В добавление к своим «отчинам» служилые князья получали кормления и поместья в центральных уездах страны. Помещиком Можайского уезда уже на рубеже XV–XVI веков был Василий Швых Одоевский. В 1533 г. поместья «княж Ивановских людей Воротынского» располагались в «Мещоску и Козельску», которые не принадлежали к числу наследственных владений этой фамилии. В можайской писцовой книге среди имен помещиков 1540-х гг. упоминается Богдан (Семен) Трубецкой. В Малоярославецком уезде поместье принадлежало Владимиру Воротынскому. Как показывает пример М. Л. Глинского, представители этой категории могли приобретать вотчины[157].

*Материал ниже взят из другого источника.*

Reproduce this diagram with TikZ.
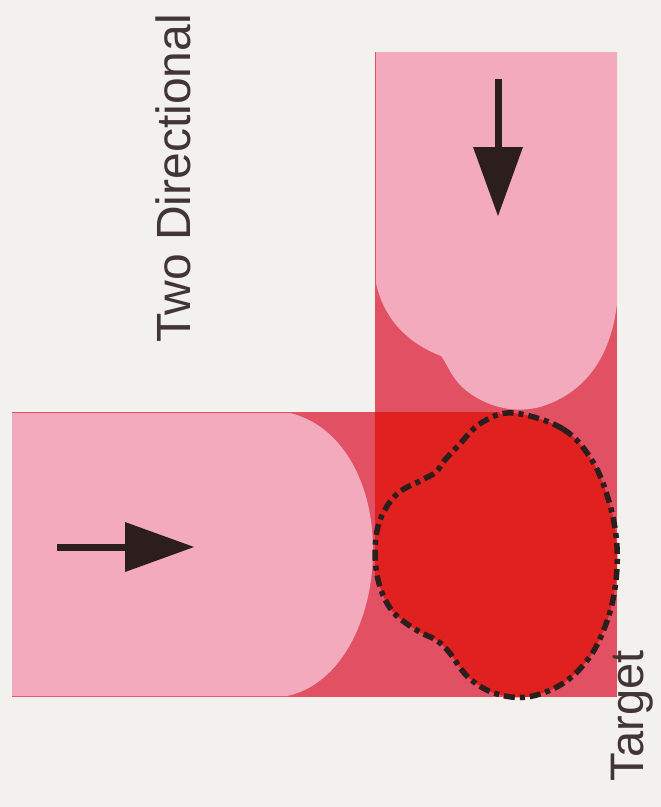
\documentclass[tikz,border=0pt]{standalone}
\usepackage{fontspec}
\setmainfont{Liberation Sans}
\usetikzlibrary{arrows.meta}

\definecolor{paper}{RGB}{243,241,237}
\definecolor{lightpink}{RGB}{243,170,188}
\definecolor{midred}{RGB}{226,80,100}
\definecolor{hotred}{RGB}{225,32,32}
\definecolor{ink}{RGB}{45,30,30}

\begin{document}
\begin{tikzpicture}[x=1pt, y=-1pt,
  band/.style={fill=midred},
  glow/.style={fill=lightpink},
  core/.style={fill=hotred},
  rim/.style={draw=ink, line width=5.5pt, dash pattern=on 11pt off 5pt on 5pt off 5pt},
  shaft/.style={draw=ink, line width=7pt},
  head/.style={fill=ink},
  caption/.style={rotate=90, anchor=base, text=ink!90, font=\fontsize{48}{58}\selectfont}
]
% paper and frame
\fill[paper] (0,0) rectangle (661,807);
\useasboundingbox (0,0) rectangle (661,807);

% the two strips
\fill[band] (12,412) rectangle (376,697);
\fill[band] (375,52) rectangle (617,697);

% light parts of the strips
\fill[glow] (12,413) -- (290,413) .. controls (340,425) and (373,480) .. (373,550)
  .. controls (373,620) and (340,685) .. (287,696) -- (12,696) -- cycle;
\fill[glow] (376,52) -- (617,52) -- (617,303) .. controls (612,350) and (590,392) .. (540,407)
  .. controls (505,416) and (475,400) .. (460,385) .. controls (450,374) and (446,362) .. (441,356)
  .. controls (415,346) and (385,325) .. (376,283) -- cycle;

% overlap
\fill[core] (375,412) rectangle (500,578);

% target outline
\path[core, rim] plot[smooth cycle, tension=0.6] coordinates {
  (513,413) (563,429) (593,462) (610,505) (617,547) (615,588) (606,624) (589,658)
  (562,684) (527,697) (494,693) (468,677) (449,652) (436,640) (418,631) (394,613)
  (380,587) (375,553) (380,520) (397,494) (422,480) (436,472) (444,461) (458,446) (481,423)};

% arrows
\coordinate (eastTail) at (57,547);
\coordinate (eastBase) at (128,547);
\coordinate (eastTip) at (194,547);
\draw[shaft] (eastTail) -- (eastBase);
\fill[head] (125,522) -- (eastTip) -- (125,572) -- cycle;

\coordinate (southTail) at (498,79);
\coordinate (southBase) at (498,150);
\coordinate (southTip) at (498,216);
\draw[shaft] (southTail) -- (southBase);
\fill[head] (473,147) -- (southTip) -- (523,147) -- cycle;

% labels
\node[caption] (twodir) at (190,178) {Two Directional};
\node[caption, font=\fontsize{47}{56}\selectfont] (target) at (643,716) {Target};
\end{tikzpicture}
\end{document}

Общее количество служилых князей постоянно сокращалось, как по причине бездетных смертей, так и в результате периодически инициируемых центральным правительством конфликтов, приводивших к опалам и конфискациям их земель. К середине XVI в. в Дворовой тетради без учета недавно добавившихся князей Черкасских и Мутьянских насчитывалось всего несколько фамилий служилых князей: Бельские, Трубецкие, Александр и Михаил Воротынские, Одоевские, Василий Михайлович Глинский. Постепенно уменьшался и объем их суверенных прав, так что для некоторых из них принадлежность к этой категории становилась простой данью традиции[158].
Ахиллесовой пятой служилых князей был личный характер их взаимоотношений с московскими великими князьями, который обуславливал их взлеты и падения (последние происходили намного чаще). Даже обещания безопасности, данные В. И. Шемячичу и подкрепленные крестным целованием со стороны Василия III, на практике не обеспечивали каких-то гарантий на будущее. Их земли могли быть конфискованы в опале, как это было в случае с князем И. М. Воротынским, или отписаны на великого князя (без передачи близким родственникам) в случае бездетной смерти. Именно так в ведение московского правительства перешли княжества Семена Стародубского, Семена Бельского, а также «дольница» князя П. С. Одоевского.
В отличие от предыдущих десятилетий не вмешивались в их судьбу и правители Великого княжества Литовского. Не менее важно то, что, сохраняя в неприкосновенности большую часть своих княжеских прав и формально возвышаясь над другими представителями московской аристократии, они, в отличие от членов родовых княжеских корпораций, долгое время были исключены из выстроенной чиновно-иерархической вертикали, вершиной которой была Боярская дума. Это обстоятельство в определенной степени тормозило их карьерный рост, хотя и не становилось непреодолимой преградой для последующей службы. Поздно заявили о себе Трубецкие. Не слишком заметными в служебном отношении были и Белевские. Возвышение выходцев из служилых князей, как и в других случаях, было напрямую связано с их проникновением в состав Боярской думы, брачными союзами с великокняжеской (царской) семьей и приближенными к трону фамилиями.